Sunday, June 9, 2013

Prasangka Baik

Apa yang kita rasakan dan lihat dalam kehidupan ini tergantung dari kacamata yang kita pakai. Dunia ini akan nampak indah jika kita memandang segala sesuatu dengan dengan ketulusan. Sebaliknya, apapun akan terlihat buruk jika kita melihatnya dengan kebencian.

Perjalanan manusia dalam aliran waktu tak selamanya berjalan mulus. Kadangkala, batu kerikil menjadi variasi dalam kehidupan. Ada kalanya kita sudah berkorban untuk sebuah niat baik, tapi seolah-olah semua pengorbanan itu tak berarti apa-apa. Sebenarnya, tidak pernah sia-sia sebuah usaha yang dilandasi dengan niat baik, jika kita melakukannya ikhlas karena Allah. Namun jika kita menyandarkan harapan kita pada makhluk, maka bersiap-siaplah untuk kecewa.

Manusia itu memiliki rasa bosan, bisa melakukan kesalahan maupun lupa. Karena itulah, dalam berinteraksi dengan sesama, sepatutnya jika kita mampu untuk bersikap toleran, bersedia memaafkan dan berkompromi dengan keadaan. Jika kita ingin dapat bertahan dalam lingkungan apapun, kita harus mampu bernegosiasi dengan keadaan. Apalagi dalam sebuah interaksi jangka panjang. Bagaimana mungkin kita bisa bertahan jika kita mengharapkan segalanya terus sempurna tanpa ada kesempatan untuk berkompromi?

Tanpa rasa memaafkan, jiwa ini hanya akan dipenuhi dengan kebencian. Baik itu memaafkan orang lain, maupun memaafkan diri sendiri. Cukuplah sejarah itu membuat manusia untuk belajar dari pengalaman. Agar kita sebagai manusia tidak mengulangi kesalahan yang sama. Berkompromi dengan sejarah dan memaafkan diri sendiri itu perlu. Tetap positif thinking karena kesalahan itu adalah bagian dari sifat manusia. Hidup ini berjalan maju dan tidak berhenti di satu masa.

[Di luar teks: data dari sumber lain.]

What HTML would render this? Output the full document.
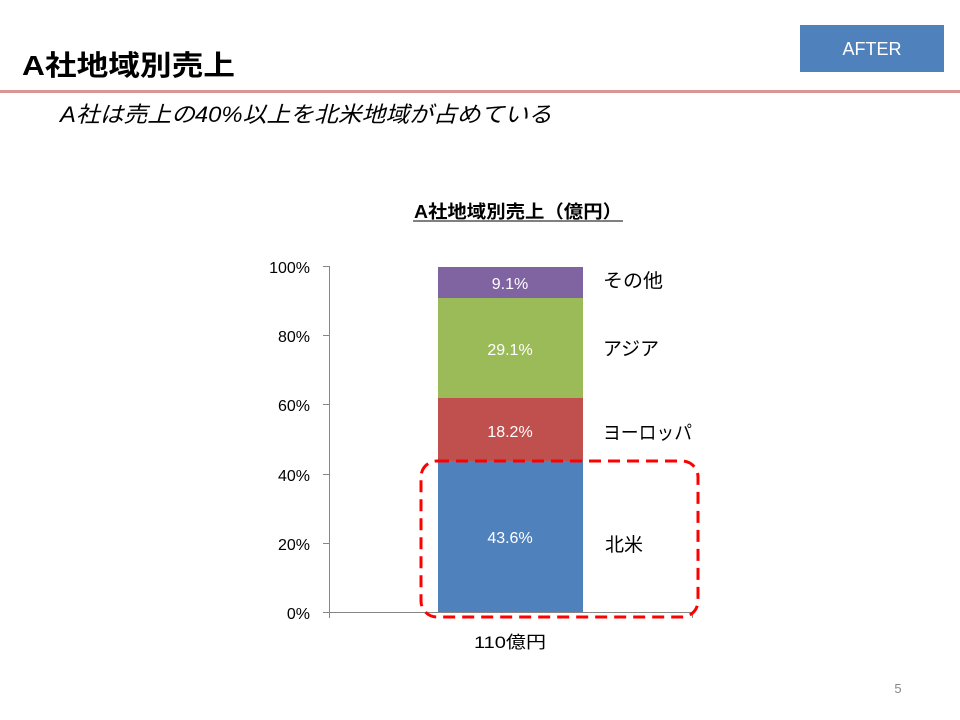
<!DOCTYPE html>
<html><head><meta charset="utf-8"><style>
body{margin:0;width:960px;height:720px;background:#fff;overflow:hidden;font-family:"Liberation Sans","Noto Sans CJK JP",sans-serif;}
</style></head><body>
<svg width="960" height="720" xmlns="http://www.w3.org/2000/svg" style="position:absolute;left:0;top:0" font-family="Liberation Sans, Noto Sans CJK JP, sans-serif">
<text x="22" y="75" font-size="28" font-weight="bold" fill="#000" textLength="213" lengthAdjust="spacingAndGlyphs">A社地域別売上</text>
<rect x="800" y="25" width="144" height="47" fill="#4f81bd"/>
<text x="872" y="55" font-size="18" fill="#fff" text-anchor="middle">AFTER</text>
<rect x="0" y="90" width="960" height="3" fill="#d99694"/>
<text x="60" y="122" font-size="22" font-style="italic" fill="#000" textLength="492" lengthAdjust="spacingAndGlyphs">A社は売上の40%以上を北米地域が占めている</text>
<text x="414" y="218" font-size="18" font-weight="bold" fill="#000" textLength="208" lengthAdjust="spacingAndGlyphs">A社地域別売上（億円）</text>
<line x1="413" y1="221" x2="623" y2="221" stroke="#000" stroke-width="1"/>
<g stroke="#868686" stroke-width="1">
<line x1="329.5" y1="266" x2="329.5" y2="618"/>
<line x1="329" y1="612.5" x2="692" y2="612.5"/>
<line x1="692.5" y1="612" x2="692.5" y2="618"/>
<line x1="323" y1="266.5" x2="329" y2="266.5"/>
<line x1="323" y1="335.5" x2="329" y2="335.5"/>
<line x1="323" y1="404.5" x2="329" y2="404.5"/>
<line x1="323" y1="474.5" x2="329" y2="474.5"/>
<line x1="323" y1="543.5" x2="329" y2="543.5"/>
<line x1="323" y1="612.5" x2="329" y2="612.5"/>
</g>
<g font-size="16" fill="#000" text-anchor="end">
<text x="310" y="273">100%</text><text x="310" y="342">80%</text><text x="310" y="411">60%</text><text x="310" y="481">40%</text><text x="310" y="550">20%</text><text x="310" y="619">0%</text>
</g>
<rect x="438" y="461" width="145" height="151" fill="#4f81bd"/>
<rect x="438" y="398" width="145" height="63" fill="#c0504d"/>
<rect x="438" y="298" width="145" height="100" fill="#9bbb59"/>
<rect x="438" y="267" width="145" height="31" fill="#8064a2"/>
<g font-size="16" fill="#fff" text-anchor="middle">
<text x="510" y="289">9.1%</text><text x="510" y="355">29.1%</text><text x="510" y="437">18.2%</text><text x="510" y="543">43.6%</text>
</g>
<g font-size="19" fill="#000">
<text x="603" y="287" textLength="60" lengthAdjust="spacingAndGlyphs">その他</text>
<text x="603" y="355" textLength="56" lengthAdjust="spacingAndGlyphs">アジア</text>
<text x="603" y="439" textLength="89" lengthAdjust="spacingAndGlyphs">ヨーロッパ</text>
<text x="605" y="551" textLength="38" lengthAdjust="spacingAndGlyphs">北米</text>
</g>
<rect x="421" y="461" width="277" height="156" rx="16" fill="none" stroke="#ff0000" stroke-width="3" stroke-dasharray="12,7"/>
<text x="510" y="648" font-size="17" fill="#000" text-anchor="middle" textLength="72" lengthAdjust="spacingAndGlyphs">110億円</text>
<text x="898" y="693" font-size="13" fill="#888" text-anchor="middle">5</text>
</svg>
</body></html>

Kadang kala, pertolongan Allah turun lewat cara yang kurang kita sukai. Padahal mungkin hanya dengan cara itulah kita terselamatkan. Allah menolong kita tetapi justru kita mempersepsikan itu sebagai ujian. Sesuatu yang seharusnya kita syukuri, justru sebaliknya malah kita tangisi. Kita baru dapat memahami semuanya ketika Allah telah menjelaskannya melalui jalan hikmah. Baik itu datang dari hasil perenungan kita maupun kepekaan kita atas ucapan-ucapan makhlukNya.

-"-

Bersyukur

Masa depan seseorang dapat diprediksi dari cara dia menyikapi keadaan. Seseorang yang mampu bersabar ketika diberi ujian, maka ia akan mampu untuk bersyukur ketika diberi nikmat. Sebaliknya, seseorang yang ketika diberi ujian berputus asa, maka dia akan cenderung untuk melupakan Allah ketika mendapat nikmat. Manusia istimewa itu adalah orang yang tetap bersyukur bahkan pada saat diberi ujian. Karena ujian Allah itu, pada hakikatnya tidak seberapa dibanding nikmat yang telah Dia berikan. Karena itulah, dikatakan bahwa syukur adalah tingkatan tertinggi dari kesabaran.
Sebaliknya, manusia yang paling celaka adalah, orang yang telah diberi nikmat, namun tetap ada saja yang dikeluhkan. Mereka itulah orang-orang yang kufur nikmat. Naudzubillah Min Dzalik.
Mudah-mudahan kita semua bukan termasuk orang-orang yang kufur nikmat. Mudah-mudahan Allah tidak mencabut segala nikmat yang telah Dia karuniakan.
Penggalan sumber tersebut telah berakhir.